Facts and Figures

  • Two-thirds of the 774 million illiterate people in the world are female. (UNESCO, 2013)
  • Almost a quarter of young women aged 15-24 today (116 million) in developing countries have never completed primary school and so lack skills for work. Young women make up 58% of adolescents not completing primary school. (UNESCO, 2013)
  • Girls may be taken out of school because their families cannot afford school-related fees, or they may be married off for dowries, or forced into agricultural labour, factory work or sex work to support their family. (Global Health Council. School Safety: Protecting girls from violence and HIV/AIDS)
  • Poor girls may also exchange sex for food, school uniforms or money placing them at heightened risk of violence, pregnancy, and HIV infection. Studies conducted in Fiji, Ghana and Jamaica report that girls have sex with older men in exchange for transport to school, school fees and other costs associated with their education. (Ali, S., 2006. Violence against the Girl Child in the Pacific Islands Region cited in Amnesty International, 2008. Safe Schools: Every Girl’s Right Report)

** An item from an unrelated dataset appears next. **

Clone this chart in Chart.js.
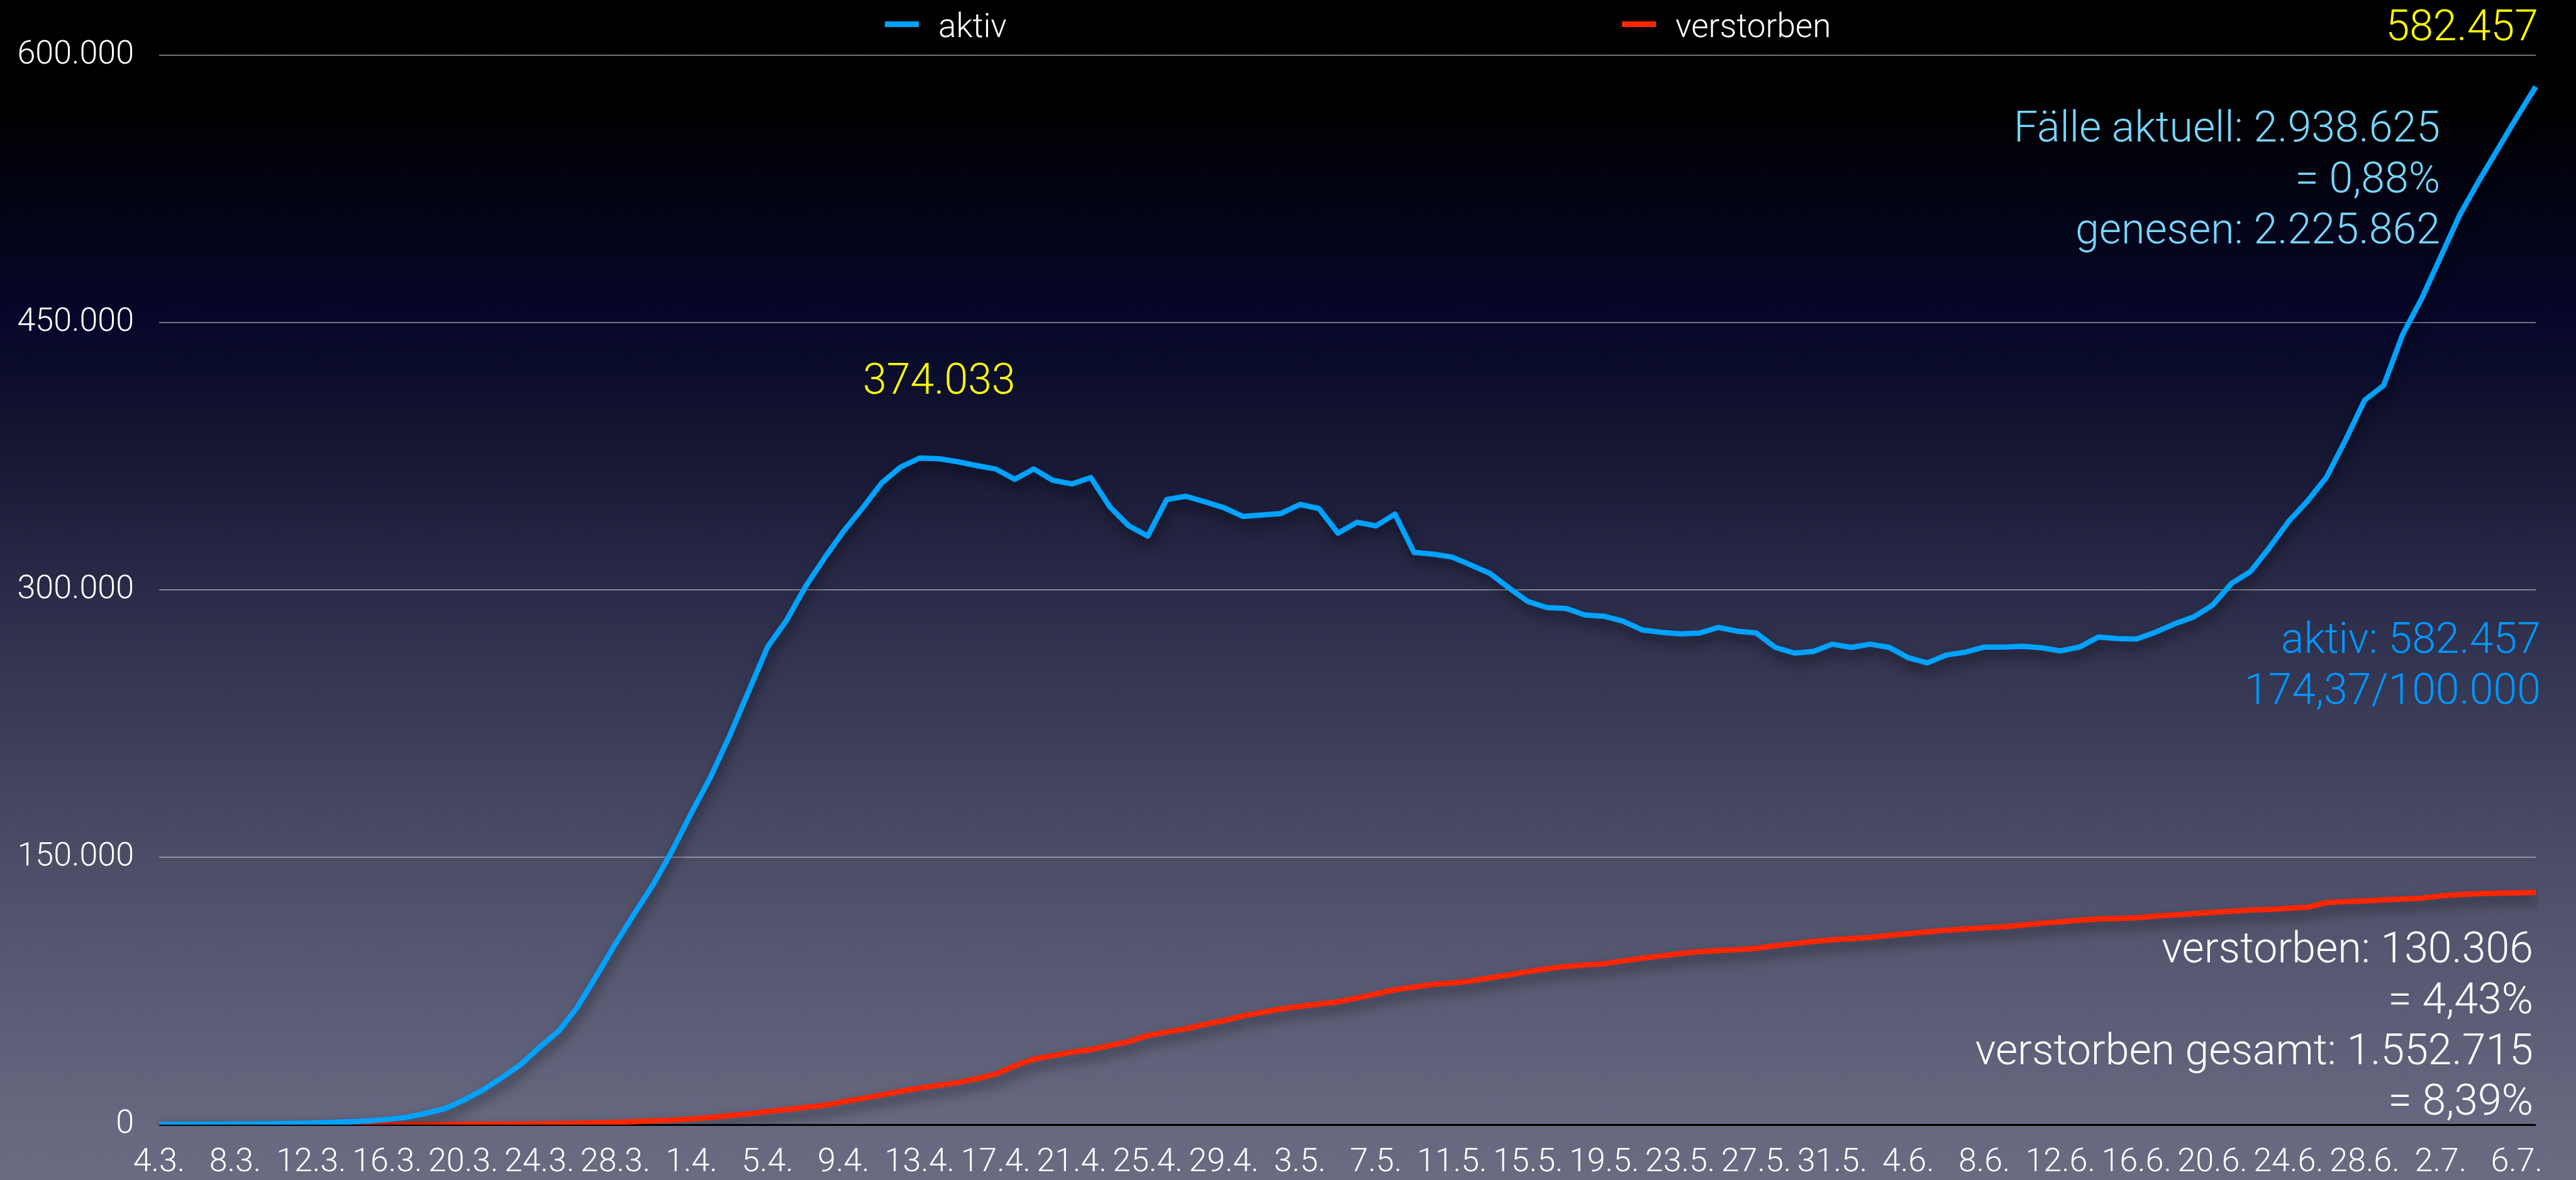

  • An estimated 1 in 10 school-age African girls do not attend school during menstruation, or drop out at puberty because of a lack of clean and private sanitation facilities in schools. (Dooley, T. 2008. Should menstrual hygiene be an accelerated area of investment for girls’ education?, UNICEF Presentation at World Water Week, Stockholm, 2008)
  • In Afghanistan, girls on their way to school have been murdered, raped and had acid thrown in their faces to drive home the message that education is not for women—this has resulted in many parents stopping their girls from attending school. ( Jarvis, H., 2009. ‘Children in Afghanistan brave sexual harassment as they walk to school,’ on Rawa News.